Non-Abelian Strings and the Luscher Term

TL;DR

This paper calculates the Luscher term for non-Abelian strings in gauge theories, revealing a dependence on the gauge group rank and showing a transition in the Luscher coefficient related to string length scales.

Contribution

It provides a novel calculation of the Luscher term for non-Abelian strings, highlighting the influence of orientational zero modes and gauge group rank on the string's quantum corrections.

Findings

Luscher term for non-Abelian strings is Nπ/12, depending on gauge group rank.

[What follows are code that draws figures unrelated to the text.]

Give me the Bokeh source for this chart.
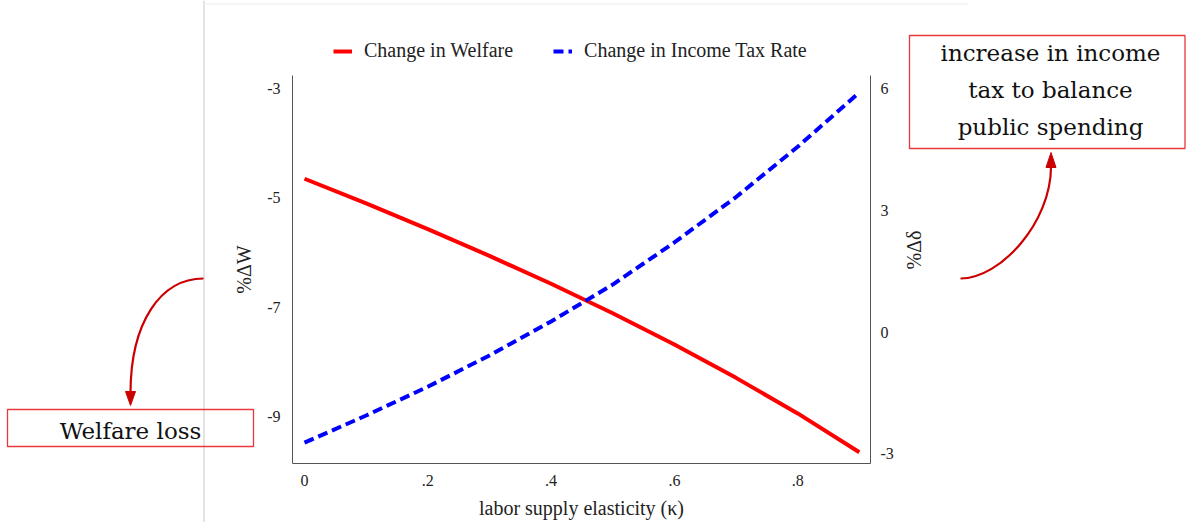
import math
from bokeh.plotting import figure
from bokeh.models import (Range1d, LinearAxis, FixedTicker, CustomJSTickFormatter,
                          Legend, LegendItem)
from bokeh.core.properties import value
from bokeh.embed import file_html
from bokeh.resources import INLINE

# ---------------- data ----------------
kappa = [0.0, 0.1, 0.2, 0.3, 0.4, 0.5, 0.6, 0.7, 0.8, 0.9]
welfare_change = [-4.65, -5.10, -5.57, -6.06, -6.57, -7.11, -7.68, -8.29, -8.94, -9.65]
tax_change = [-2.73, -2.06, -1.35, -0.58, 0.26, 1.17, 2.21, 3.33, 4.57, 5.91]

x_ticks = [0, 0.2, 0.4, 0.6, 0.8]
left_ticks = [-9, -7, -5, -3]
right_ticks = [-3, 0, 3, 6]

legend_labels = ["Change in Welfare", "Change in Income Tax Rate"]
x_title = "labor supply elasticity (κ)"
left_title = "%ΔW"
right_title = "%Δδ"
note_right = ["increase in income", "tax to balance", "public spending"]
note_left = "Welfare loss"

# ---------------- layout calibration (pixels of the 1186x522 page) ----------------
W, H = 1186, 522
X0_PX, X_PX_PER_UNIT = 304.0, 616.5        # kappa = 0 at x=304
YL_PX_AT_M3, YL_PX_PER_UNIT = 88.0, 54.7   # left axis: -3 at y=88
YR_PX_AT_0, YR_PX_PER_UNIT = 331.5, 40.53  # right axis: 0 at y=331.5
FRAME_L, FRAME_R, FRAME_T, FRAME_B = 292, 870, 75, 463


def xd(px):
    return (px - X0_PX) / X_PX_PER_UNIT


def yl(py):
    return -3 - (py - YL_PX_AT_M3) / YL_PX_PER_UNIT


def yr(py):
    return (YR_PX_AT_0 - py) / YR_PX_PER_UNIT


SERIF = "Liberation Serif"
NOTE_FONT = "DejaVu Serif"

p = figure(width=W, height=H, output_backend="svg", toolbar_location=None,
           x_range=Range1d(xd(0), xd(W)), y_range=Range1d(yl(H), yl(0)),
           x_axis_type=None, y_axis_type=None,
           min_border=0, min_border_left=0, min_border_right=0,
           min_border_top=0, min_border_bottom=0)
p.extra_y_ranges = {"tax": Range1d(yr(H), yr(0))}
p.outline_line_color = None
p.background_fill_color = "white"
p.border_fill_color = "white"


def style_axis(ax):
    ax.major_tick_line_color = None
    ax.minor_tick_line_color = None
    ax.major_tick_out = 0
    ax.major_tick_in = 0
    ax.minor_tick_out = 0
    ax.minor_tick_in = 0
    ax.axis_line_color = "#555555"
    ax.axis_line_width = 1
    ax.major_label_text_font = SERIF
    ax.major_label_text_font_size = "16px"
    ax.major_label_text_color = "#222222"
    ax.axis_label_text_font = SERIF
    ax.axis_label_text_font_size = "20px"
    ax.axis_label_text_font_style = "normal"
    ax.axis_label_text_color = "#222222"


plain_fmt = "return tick.toString();"

ax_left = LinearAxis(ticker=FixedTicker(ticks=left_ticks), fixed_location=xd(FRAME_L),
                     bounds=(yl(FRAME_B), yl(FRAME_T)), axis_label=left_title,
                     formatter=CustomJSTickFormatter(code=plain_fmt))
style_axis(ax_left)
ax_left.major_label_standoff = 12
ax_left.axis_label_standoff = 9
p.add_layout(ax_left, "left")

ax_right = LinearAxis(ticker=FixedTicker(ticks=right_ticks), y_range_name="tax",
                      fixed_location=xd(FRAME_R),
                      bounds=(yr(FRAME_B), yr(FRAME_T)), axis_label=right_title,
                      formatter=CustomJSTickFormatter(code=plain_fmt))
style_axis(ax_right)
ax_right.major_label_standoff = 10
ax_right.axis_label_standoff = 17
ax_right.axis_label_orientation = math.pi / 2
p.add_layout(ax_right, "right")

ax_bottom = LinearAxis(ticker=FixedTicker(ticks=x_ticks), fixed_location=yl(FRAME_B),
                       bounds=(xd(FRAME_L), xd(FRAME_R)), axis_label=x_title,
                       formatter=CustomJSTickFormatter(code="""
                           if (tick == 0) return "0";
                           return tick.toFixed(1).replace(/^0/, "").replace(/^-0/, "-");
                       """))
style_axis(ax_bottom)
ax_bottom.major_label_standoff = 11
ax_bottom.axis_label_standoff = 8
p.add_layout(ax_bottom, "below")

# ---------------- decorations of the page ----------------
p.segment(x0=[xd(203.5)], y0=[yl(0)], x1=[xd(203.5)], y1=[yl(H)],
          line_color="#c8c8c8", line_width=1)
p.segment(x0=[xd(203.5)], y0=[yl(3.5)], x1=[xd(968)], y1=[yl(3.5)],
          line_color="#ececec", line_width=1)

# ---------------- data lines ----------------
r_w = p.line(kappa, welfare_change, line_color="#ff0000", line_width=4)
r_t = p.line(kappa, tax_change, y_range_name="tax", line_color="#0000ff", line_width=4,
             line_dash="10 5", line_cap="butt")

legend = Legend(items=[LegendItem(label=legend_labels[0], renderers=[r_w]),
                       LegendItem(label=legend_labels[1], renderers=[r_t])],
                orientation="horizontal", location=(333, H - 62))
legend.padding = 0
legend.margin = 0
legend.border_line_color = None
legend.background_fill_alpha = 0
legend.glyph_width = 19
legend.glyph_height = 20
legend.label_height = 20
legend.label_standoff = 12
legend.spacing = 40
legend.label_text_font = SERIF
legend.label_text_font_size = "20px"
legend.label_text_color = "#222222"
p.add_layout(legend, "center")

# ---------------- annotation boxes, texts and curved arrows ----------------
ARROW_RED = "#cc0000"
BOX_RED = "#e8383d"

# right note box
p.quad(left=[xd(909)], right=[xd(1184.5)], top=[yl(35)], bottom=[yl(148)],
       fill_color=None, line_color=BOX_RED, line_width=1.3)
p.text(x=[xd(1050)] * 3, y=[yl(52), yl(89), yl(126)], text=note_right,
       text_font=value(NOTE_FONT), text_font_size="23px", text_color="#111111",
       text_align="center", text_baseline="alphabetic")

# left note box
p.quad(left=[xd(7)], right=[xd(253)], top=[yl(409)], bottom=[yl(446)],
       fill_color=None, line_color=BOX_RED, line_width=1.3)
p.text(x=[xd(130)], y=[yl(430)], text=[note_left],
       text_font=value(NOTE_FONT), text_font_size="23px", text_color="#111111",
       text_align="center", text_baseline="alphabetic")

# curved arrows (cubic Bezier + triangular head)
p.bezier(x0=[xd(960), xd(203)], y0=[yl(278), yl(278)],
         x1=[xd(1050.5), xd(130)], y1=[yl(166), yl(393)],
         cx0=[xd(1000), xd(160)], cy0=[yl(278), yl(278)],
         cx1=[xd(1050.5), xd(130)], cy1=[yl(222), yl(322)],
         line_color=ARROW_RED, line_width=2.2)
p.patches(xs=[[xd(1045.5), xd(1055.5), xd(1050.5)], [xd(125), xd(135), xd(130)]],
          ys=[[yl(167), yl(167), yl(152)], [yl(391), yl(391), yl(405)]],
          fill_color=ARROW_RED, line_color=ARROW_RED, line_width=1)

open("out.html", "w").write(file_html(p, INLINE))
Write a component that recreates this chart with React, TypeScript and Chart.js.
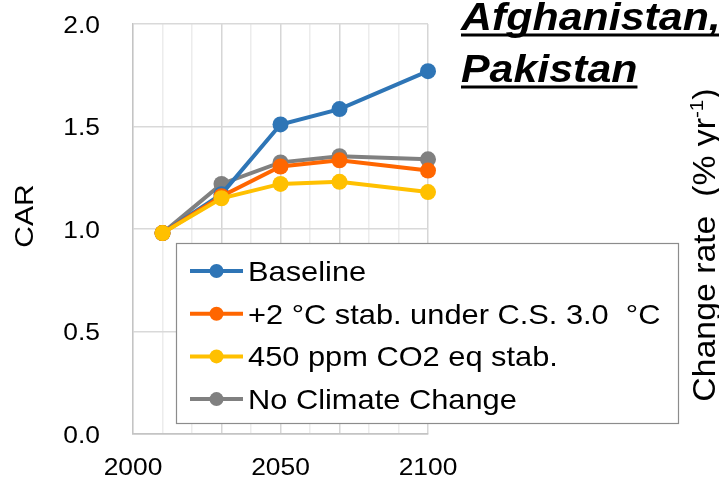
import React, { useEffect, useRef } from 'react';
import { Chart, registerables } from 'chart.js';

Chart.register(...registerables);

// Projection years and CAR values per scenario
const years = [2010, 2030, 2050, 2070, 2100];
const baseline = [0.98, 1.17, 1.51, 1.585, 1.77];
const stab2C = [0.98, 1.16, 1.305, 1.335, 1.285];
const ppm450 = [0.98, 1.15, 1.22, 1.23, 1.18];
const noClimateChange = [0.98, 1.22, 1.325, 1.355, 1.34];

const seriesNames = [
  'Baseline',
  '+2 °C stab. under C.S. 3.0  °C',
  '450 ppm CO2 eq stab.',
  'No Climate Change',
];
const seriesColors = ['#2E75B6', '#FF6600', '#FFC000', '#808080'];
// lower value = painted later (on top)
const paintOrder = [2, 1, 0, 3];

const xLabelYears = [2000, 2050, 2100];
const majorGridYears = [2030, 2050, 2070, 2100];
const titleLines = ['Afghanistan,', 'Pakistan'];
const yAxisTitle = 'CAR';
const rightTitle = ['Change rate  (% yr', '-1', ')'];

const FONT = '"Liberation Sans", Arial, sans-serif';

// text drawn slightly widened along its own direction
function wideText(
  ctx: CanvasRenderingContext2D,
  text: string,
  x: number,
  y: number,
  font: string,
  align: 'left' | 'center' | 'right',
  sx: number,
) {
  ctx.save();
  ctx.font = font;
  ctx.textBaseline = 'alphabetic';
  ctx.textAlign = align;
  ctx.translate(x, y);
  ctx.scale(sx, 1);
  ctx.fillText(text, 0, 0);
  ctx.restore();
}

const decorPlugin = {
  id: 'decor',
  afterDraw(chart: any) {
    const ctx: CanvasRenderingContext2D = chart.ctx;
    const xs = chart.scales.x;
    const ys = chart.scales.y;
    ctx.save();
    ctx.fillStyle = '#000000';

    // y tick labels
    const tickFont = `24px ${FONT}`;
    ys.ticks.forEach((t: any) => {
      const py = ys.getPixelForValue(t.value);
      wideText(ctx, Number(t.value).toFixed(1), 100, py + 8.6, tickFont, 'right', 1.1);
    });
    // x tick labels
    xLabelYears.forEach((yr) => {
      const px = xs.getPixelForValue(yr);
      wideText(ctx, String(yr), px, 475, tickFont, 'center', 1.1);
    });

    // legend box
    const lx = 176, ly = 243, lw = 502, lh = 180;
    ctx.fillStyle = '#ffffff';
    ctx.fillRect(lx, ly, lw, lh);
    ctx.strokeStyle = '#8c8c8c';
    ctx.lineWidth = 1.2;
    ctx.strokeRect(lx + 0.5, ly + 0.5, lw, lh);

    const datasets = chart.data.datasets;
    const rowY0 = 271;
    const rowStep = 42.7;
    datasets.forEach((ds: any, i: number) => {
      const y = rowY0 + i * rowStep;
      ctx.strokeStyle = ds.borderColor;
      ctx.lineWidth = 4;
      ctx.lineCap = 'butt';
      ctx.beginPath();
      ctx.moveTo(190, y);
      ctx.lineTo(243, y);
      ctx.stroke();
      ctx.fillStyle = ds.backgroundColor;
      ctx.beginPath();
      ctx.arc(216.5, y, 7, 0, Math.PI * 2);
      ctx.fill();
      ctx.fillStyle = '#000000';
      wideText(ctx, ds.label, 248, y + 10, `28px ${FONT}`, 'left', 1.1);
    });

    // region title, bold italic underlined
    const titleFont = `italic bold 39px ${FONT}`;
    const titleX = 461;
    const baselines = [30, 82];
    ctx.fillStyle = '#000000';
    titleLines.forEach((t, i) => {
      wideText(ctx, t, titleX, baselines[i], titleFont, 'left', 1.1);
      ctx.font = titleFont;
      const w = ctx.measureText(t).width * 1.1;
      ctx.fillRect(titleX, baselines[i] + 3.5, w, 3);
    });

    // left axis title
    ctx.save();
    ctx.translate(33, 216);
    ctx.rotate(-Math.PI / 2);
    wideText(ctx, yAxisTitle, 0, 0, `25px ${FONT}`, 'center', 1.2);
    ctx.restore();

    // right axis title with superscript
    ctx.save();
    ctx.translate(715, 245);
    ctx.rotate(-Math.PI / 2);
    ctx.scale(1.09, 1);
    ctx.textAlign = 'left';
    ctx.textBaseline = 'alphabetic';
    const mainFont = `31px ${FONT}`;
    const supFont = `19px ${FONT}`;
    ctx.font = mainFont;
    const w0 = ctx.measureText(rightTitle[0]).width;
    const w2 = ctx.measureText(rightTitle[2]).width;
    ctx.font = supFont;
    const w1 = ctx.measureText(rightTitle[1]).width;
    let x = -(w0 + w1 + w2) / 2;
    ctx.font = mainFont;
    ctx.fillText(rightTitle[0], x, 0);
    x += w0;
    ctx.font = supFont;
    ctx.fillText(rightTitle[1], x, -12);
    x += w1;
    ctx.font = mainFont;
    ctx.fillText(rightTitle[2], x, 0);
    ctx.restore();

    ctx.restore();
  },
};

export default function App() {
  const canvasRef = useRef<HTMLCanvasElement | null>(null);

  useEffect(() => {
    document.body.style.margin = '0';
    const canvas = canvasRef.current;
    if (!canvas) return;
    const series = [baseline, stab2C, ppm450, noClimateChange];
    const chart = new Chart(canvas, {
      type: 'line',
      data: {
        datasets: series.map((vals, i) => ({
          label: seriesNames[i],
          data: years.map((yr, j) => ({ x: yr, y: vals[j] })),
          borderColor: seriesColors[i],
          backgroundColor: seriesColors[i],
          borderWidth: 4,
          pointRadius: 8,
          pointHoverRadius: 8,
          pointBorderWidth: 0,
          tension: 0,
          clip: false as any,
          order: paintOrder[i],
        })),
      },
      options: {
        responsive: false,
        animation: false,
        events: [],
        layout: { padding: { top: 24, right: 291, left: 0, bottom: 0 } },
        plugins: {
          legend: { display: false },
          tooltip: { enabled: false },
          title: { display: false },
        },
        scales: {
          x: {
            type: 'linear',
            min: 2000,
            max: 2100,
            afterFit: (scale: any) => {
              scale.height = 45;
            },
            ticks: { stepSize: 10, display: false },
            grid: {
              drawTicks: false,
              lineWidth: 1.5,
              color: (c: any) =>
                majorGridYears.includes(c.tick?.value) ? '#d6d6d6' : '#ececec',
            },
            border: { display: true, color: '#c4c4c4', width: 1.5 },
          },
          y: {
            min: 0,
            max: 2,
            afterFit: (scale: any) => {
              scale.width = 133;
            },
            ticks: { stepSize: 0.5, display: false },
            grid: {
              drawTicks: false,
              lineWidth: 1.5,
              color: (c: any) => (c.tick?.value === 0 ? '#c4c4c4' : '#d9d9d9'),
            },
            border: { display: true, color: '#c4c4c4', width: 1.5 },
          },
        },
      },
      plugins: [decorPlugin],
    });
    return () => chart.destroy();
  }, []);

  return (
    <div style={{ position: 'absolute', left: 0, top: 0, width: 719, height: 479, background: '#ffffff' }}>
      <canvas ref={canvasRef} width={719} height={479} />
    </div>
  );
}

The Luscher coefficient transitions from Nπ/12 to π/12 as string length increases.

The study raises questions about additional light moduli on QCD string worldsheets at large N.

Abstract

We calculate the Luscher term for recently suggested non-Abelian flux tubes (strings). The main feature of the non-Abelian strings is the presence of orientational zero modes associated with rotation of their color flux inside a non-Abelian subgroup. The Luscher term is determined by the number of light degrees of freedom on the string wordsheet. Unlike the standard \pi/12 we get N\pi/12 for non-Abelian strings in the U(N) gauge theories. Thus, the Luscher coefficient acquires a dependence on the rank of the gauge group. In the models with non-Abelian strings discussed in the literature there are two distinct scales: the string tension \xi (the string thickness \sim \xi^{-1/2}) and the dynamical scale of strong interactions \Lambda. At weak coupling \xi\gg\Lambda^2. The Luscher term for non-Abelian strings experiences a jump: at \xi^{-1/2}\ll L\ll \Lambda^{-1} it is N\pi/12 while at at L\gg \Lambda^{-1} the orientational moduli are frozen out and the Luscher coefficient approaches its "Luscher" value \pi/12. We raise the question of possible extra (i.e. non-translational) light moduli on the worldsheet of QCD strings at large N.